A significant proportion of the crime novels I read are historical – but that's not what this post is about. Well, not quite. Not exactly.
The thing is, I've also come across an interesting twist on historical fiction. Not once but twice recently, I've encountered a book based firmly in the here and now, but with a plotline which reached far back into the past. Three times, if you count a subplot involving the robbery of a prehistoric site – which was in fact all tied up with the murder that was centre-stage, so maybe not so very sub. I may have mentioned a couple of these books before, but bear with me; it really is a different twist.
One of the three came as no surprise. The book was The Chalk Pit, latest adventure for Elly Griffiths's wonderful Ruth Galloway. The series always delves into history in one way or another, because Ruth is an archaeologist, and that's what archaeologists do. This time is was bones (again a recurring theme in the series), and underground tunnels which had been there a very long time. And as books in this series invariably do, it kept me up way past bedtime because I couldn't bear to stop reading.
That robbery, and its associated murder, took place in Shetland (a group of islands off the north coast of Scotland for the benefit of American blog-followers), where in real life shoplifting is crime enough to make news headlines, but why let reality get in the way of a good story? In fictional terms the islands are a hotbed of evil-doing enough to keep two crime-fighters occupied: Ann Cleeves's DI Jimmy Perez, whose job it is to track down the bad guys, and Marsali Taylor's Cass Lynch, who seems to trip over bodies wherever she goes. I love both series, and in Ghosts of the Vikings it was Cass's turn – though Jimmy's latest case is on my to-read shelf, so be assured that violent crime is alive and well in Shetland.

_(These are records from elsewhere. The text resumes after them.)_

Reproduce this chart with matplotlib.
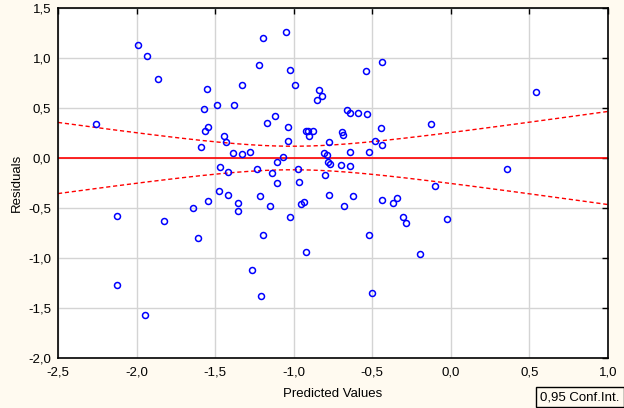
import numpy as np
import matplotlib
matplotlib.use("Agg")
import matplotlib.pyplot as plt
from matplotlib.ticker import FuncFormatter, MultipleLocator

# predicted values and residuals
predicted = [
    -2.260, -1.993, -1.936, -1.864, -1.592, -1.573, -1.554, -1.567, -1.546, -1.490,
    -1.444, -1.433, -1.387, -1.380, -1.330, -1.330, -1.279, -1.223, -1.196, -1.172,
    -1.120, -1.052, -1.024, -1.037, -1.037, -1.071, -1.109, -0.994, -0.854, -0.842,
    -1.469, -1.419, -1.234, -1.141, -1.109, -0.973, -0.967, -1.476, -1.419, -1.215,
    -0.924, -0.912, -0.903, -0.880, -2.125, -2.125, -1.949, -1.828, -1.641, -1.609,
    -1.546, -1.355, -1.355, -1.151, -1.196, -1.266, -1.209, -1.024, -0.956, -0.935,
    -0.922, -0.681, -0.441, -0.369, -0.305, -0.286, -0.025, -0.522, -0.197, -0.505,
    -0.441, -0.541, -0.821, -0.662, -0.643, -0.592, -0.534, -0.445, -0.127, 0.541,
    -0.693, -0.687, -0.776, -0.483, -0.439, -0.643, -0.522, -0.808, -0.789, -0.783,
    -0.770, -0.700, -0.643, -0.802, 0.356, -0.102, -0.776, -0.624, -0.343,
]
residuals = [
    0.343, 1.133, 1.023, 0.793, 0.106, 0.493, 0.693, 0.273, 0.306, 0.533,
    0.223, 0.163, 0.053, 0.533, 0.733, 0.043, 0.063, 0.933, 1.203, 0.353,
    0.423, 1.263, 0.883, 0.313, 0.173, 0.006, -0.037, 0.733, 0.583, 0.683,
    -0.094, -0.137, -0.107, -0.147, -0.247, -0.107, -0.237, -0.327, -0.367, -0.377,
    0.273, 0.273, 0.216, 0.266, -0.577, -1.267, -1.567, -0.627, -0.497, -0.797,
    -0.434, -0.447, -0.527, -0.477, -0.767, -1.117, -1.377, -0.587, -0.457, -0.437,
    -0.937, -0.477, -0.417, -0.447, -0.587, -0.647, -0.607, -0.767, -0.957, -1.347,
    0.963, 0.873, 0.623, 0.483, 0.453, 0.453, 0.443, 0.303, 0.343, 0.663,
    0.256, 0.233, 0.163, 0.173, 0.133, 0.063, 0.063, 0.053, 0.033, -0.037,
    -0.057, -0.067, -0.077, -0.167, -0.107, -0.277, -0.367, -0.377, -0.397,
]
conf_level = "0,95"
t_crit = 1.985

plt.rcParams['font.family'] = ['Liberation Sans', 'DejaVu Sans']
plt.rcParams['axes.unicode_minus'] = False

x = np.array(predicted)
y = np.array(residuals)
n = len(x)
s = np.sqrt(np.sum(y ** 2) / (n - 2))
xbar = x.mean()
sxx = np.sum((x - xbar) ** 2)

fig = plt.figure(figsize=(6.24, 4.08), dpi=100, facecolor="#FFFAF0")
ax = fig.add_axes([58 / 624, 50 / 408, 550 / 624, 350 / 408])

# confidence band around the zero line
xs = np.linspace(-2.5, 1.0, 200)
half = t_crit * s * np.sqrt(1 / n + (xs - xbar) ** 2 / sxx)

ax.grid(True, color="#D4D4D4", linewidth=1.0)
ax.set_axisbelow(True)
ax.plot(xs, half, color="red", linestyle=(0, (3, 2)), linewidth=1.0)
ax.plot(xs, -half, color="red", linestyle=(0, (3, 2)), linewidth=1.0)
ax.axhline(0, color="red", linewidth=1.2)
ax.plot(x, y, linestyle="none", marker="o", markersize=4.3,
        markerfacecolor="none", markeredgecolor="#0000FF", markeredgewidth=1.1)

ax.set_xlim(-2.5, 1.0)
ax.set_ylim(-2.0, 1.5)
ax.xaxis.set_major_locator(MultipleLocator(0.5))
ax.yaxis.set_major_locator(MultipleLocator(0.5))
comma = FuncFormatter(lambda v, p: f"{v:.1f}".replace(".", ","))
ax.xaxis.set_major_formatter(comma)
ax.yaxis.set_major_formatter(comma)
ax.tick_params(direction="in", length=4, width=1, top=True, right=True,
               left=False, bottom=False, labelsize=9.5, colors="black")
ax.tick_params(axis="x", pad=6)
ax.tick_params(axis="y", pad=5)
for sp in ax.spines.values():
    sp.set_color("black")
    sp.set_linewidth(1.2)

ax.set_xlabel("Predicted Values", fontsize=9.5, labelpad=7)
ax.set_ylabel("Residuals", fontsize=9.5, labelpad=4)

fig.text(580 / 624, 1 - 397 / 408, f"{conf_level} Conf.Int.", fontsize=9.5,
         ha="center", va="center",
         bbox=dict(boxstyle="square,pad=0.3", facecolor="#FFFAF0", edgecolor="black", linewidth=1))

fig.savefig("out.png", dpi=100, facecolor=fig.get_facecolor())
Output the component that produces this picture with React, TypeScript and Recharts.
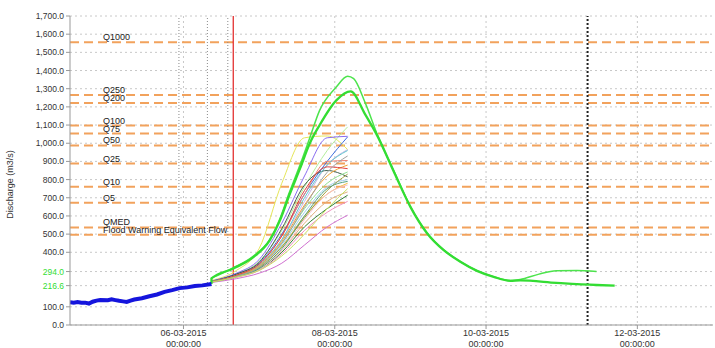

The third of this interesting trio was arguably the most intriguing of all. I hadn't come across E M Davey before; in The Napoleon Complex he posits the existence of an ancient document which showed its owner how to harness certain aspects of nature in a way that bestowed great power on him or her. Mainly him, it would appear; certainly in the context of the storyline, exclusively so. We're talking Hannibal, Napoleon, Hitler, possibly Churchill and a fictitious here-and-now British prime minister here.
This novel was all the more fascinating because a lot of the evidence put forward for the continued existence of this document through the centuries came from actual written records left by actual people. The author isn't exactly a historian by profession, but he is a very enthusiastic and meticulous amateur who has clearly done his research – to the extent that he has visited every location he uses. To an open-minded reader, which I try to be, the documents he quotes from are certainly open to the interpretation his protagonists place on them. I was left wondering, omigod, what if...? And given the location they finally track the ancient text to, and current international circumstances, it wasn't a happy thought. And that's as far as I'm going with the spoilers; this is one of those books that really should be more widely read.
Since ancient murders aren't really of much interest to an overworked 21st century police force, modern-day murders chased down by modern-day law enforcement lay at the heart of all three of these little gems. But if you're looking for a different twist on an old theme, and aren't sure that historical fiction is quite your thing, you could do worse than give them a go.